In 3D, the orthocenter formula is not as direct as the centroid or incenter. It must be found using perpendicularity conditions.
Method to Find Orthocenter in 3D (Step by Step)
- Let triangle vertices be \( A(x_1, y_1, z_1) \), \( B(x_2, y_2, z_2) \), \( C(x_3, y_3, z_3) \).
- Find direction ratios of side BC: \( \vec{BC} = (x_3 – x_2,\; y_3 – y_2,\; z_3 – z_2) \)
- The altitude from vertex A is a line passing through A and perpendicular to BC. So its direction is perpendicular to \( \vec{BC} \).
- Write equation of altitude from A.
- Similarly write altitude from B or C.
- Solve the two altitude equations to get orthocenter.
Key Idea for JEE
- Altitude is perpendicular to opposite side.
- Use dot product equal to zero for perpendicularity conditions.
- Only two altitudes are needed because third automatically intersects at same point.
Example
Find the orthocenter of triangle with vertices \( A(0,0,0) \), \( B(1,0,0) \), \( C(0,1,0) \).
▶️ Answer / Explanation
This triangle lies in XY plane. It is a right triangle with right angle at A.
Orthocenter of a right triangle is the vertex containing right angle.
Thus orthocenter is \( H = (0,0,0) \).
Example
Find orthocenter of triangle with vertices \( A(1,2,3) \), \( B(4,2,3) \), \( C(1,6,3) \).
▶️ Answer / Explanation
The triangle lies in plane \( z = 3 \). It behaves like a 2D triangle.
Compute slopes in XY plane:
AB is horizontal because y coordinates same. BC is vertical because x coordinates same.

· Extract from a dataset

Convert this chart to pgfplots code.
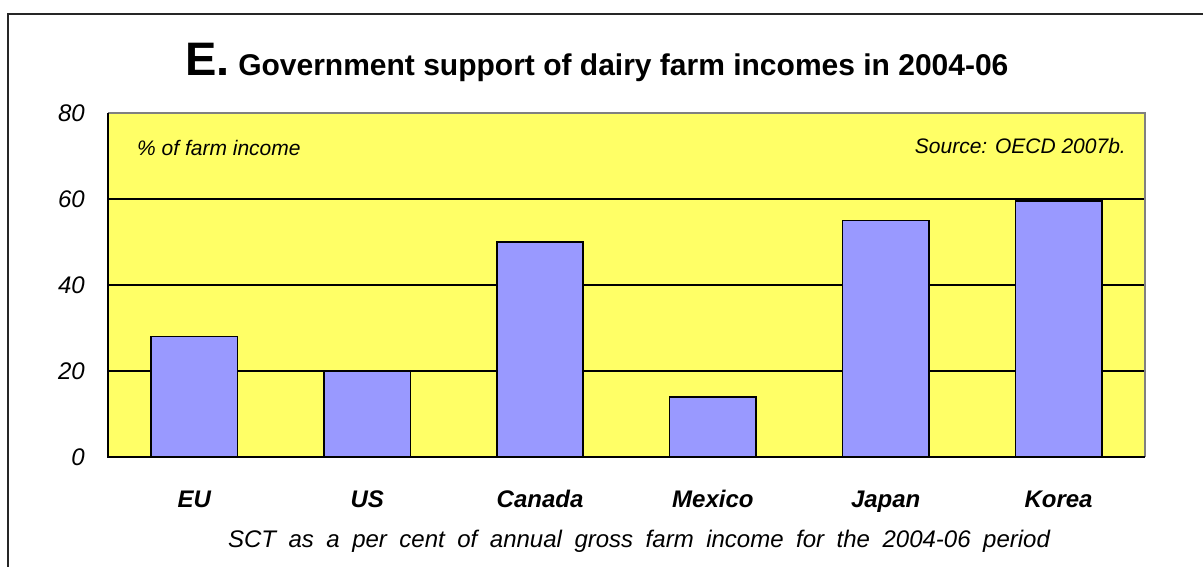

Thus angle at B is right angle.
Orthocenter is vertex with right angle.
Therefore \( H = B = (4,2,3) \).
Example
Find orthocenter of triangle with vertices \( A(1,0,0) \), \( B(0,1,0) \), \( C(0,0,1) \).
▶️ Answer / Explanation
Altitude from A is perpendicular to BC.
\( \vec{BC} = (0-0,\; 0-1,\; 1-0) = (0,-1,1) \)
Altitude from A has direction vector \( \vec{d} \) satisfying \( \vec{d} \cdot (0,-1,1) = 0 \).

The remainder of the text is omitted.